PRESIDENT Emmerson Mnangagwa and Zanu PF’s campaign message was anchored on empowering the youth to ensure they blended well with party stalwarts in his Cabinet as a way to groom the young people for leadership.
Mnangagwa, during one of his outreach meetings with the youth at the Celebration Centre, Harare, in January this year, publicly declared that the future of Zimbabwe belonged to young people and as a listening President, he would appoint some qualified youth to State enterprise boards. He also vowed to catapult the country’s youth to play key roles in both business and politics.
Fast-forward to late last month, Zanu PF apparatchiks were now talking of amending the country’s Constitution with a view to revise the age limit for presidential candidates to 55 years.
While this is the ruling Zanu PF party’s way of stopping the 40-year-old MDC Alliance leader Nelson Chamisa from contesting the next presidential election, this clearly delivers a body blow to all youth’s political ambitions.
We have no doubt that although the hidden motive behind this weird proposal is merely to block Chamisa from contesting the 2023 election, this is akin to burning a bridge after crossing over to the other side.

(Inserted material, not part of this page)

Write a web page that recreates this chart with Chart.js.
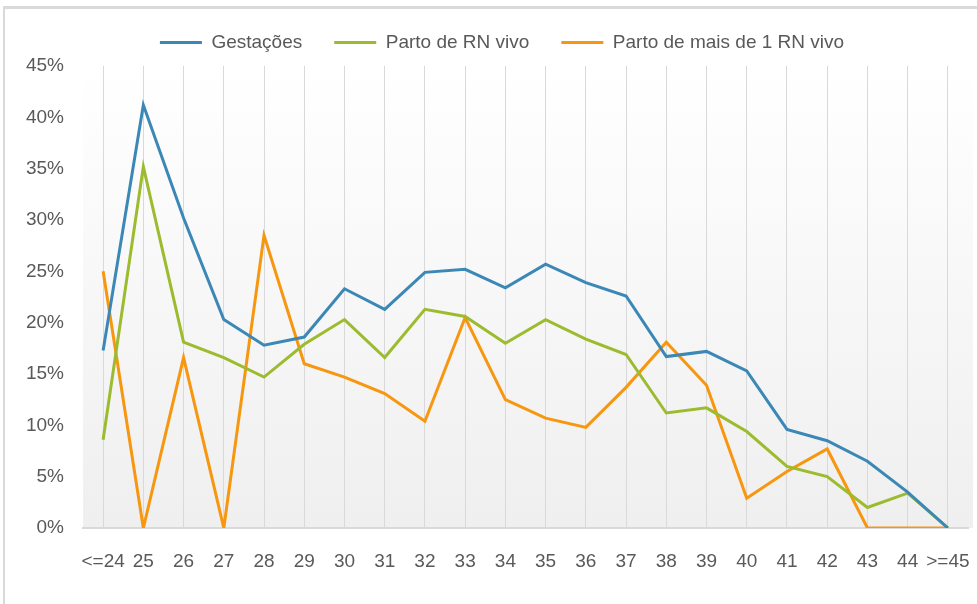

Zimbabwe cannot afford to let such backwardness, selfishness and retrogressive debate achieve its intended political purposes. It is hoped that Mnangagwa will block Zanu PF’s moves if he still dreams of Zimbabwe achieving a middle-income tag by 2030.
Any country that seeks to block or intentionally sideline its youth will not be able to be competitive on the international front. The youth must be part of the country’s growth trajectory. Zanu PF must not agree with Chamisa, well and good — but must not use their bigotry to disadvantage the majority of young people.
We very well know that the vibrant and energetic youths have to stand up and be counted. They need to actively participate in the day-to-day administration of their country’s political discourses and policy crafting, not as foot soldiers, but from the cockpit of decision-making.
Internationally, Zimbabwean youth should take inspiration from the likes of French President Emmanuel Macron (39) and Austria’s Sebastian Kurz (31), among other leading lights around the world, who have transformed the economies of their nations. When the economies are delivering, no one cares who the President of the country is —and Zanu PF should learn exactly that. This idea of taking politics and government business as their feeding trough is both nonsensical and unacceptable.
We thought that when Zanu PF and the opposition rallied to remove then President Robert Mugabe from power, they wanted to do things differently and grow the economy for the benefit of the majority poor.
Yet their actions confirm our fears — that they wanted to behave like him when they took over power. Clearly, Mugabeism will take us back into the mire.
We believe that the best way to attract the best presidential candidates is not by putting age caps, but in reforming our national politics to ensure the best candidates come forward regardless of age. If the Constitution sets 40 years for presidential candidates, why would Mnangagwa want to deviate from that which the old found to be taboo?
It is trite that youths make up the biggest part of our population, therefore, they are the nation’s future stockholders and without a solid integration plan, they are doomed to fail.
We hope young people in Zanu PF will stop this madness. We also urge Mnangagwa to remain focused and empower the youth regardless of the challenges he might face.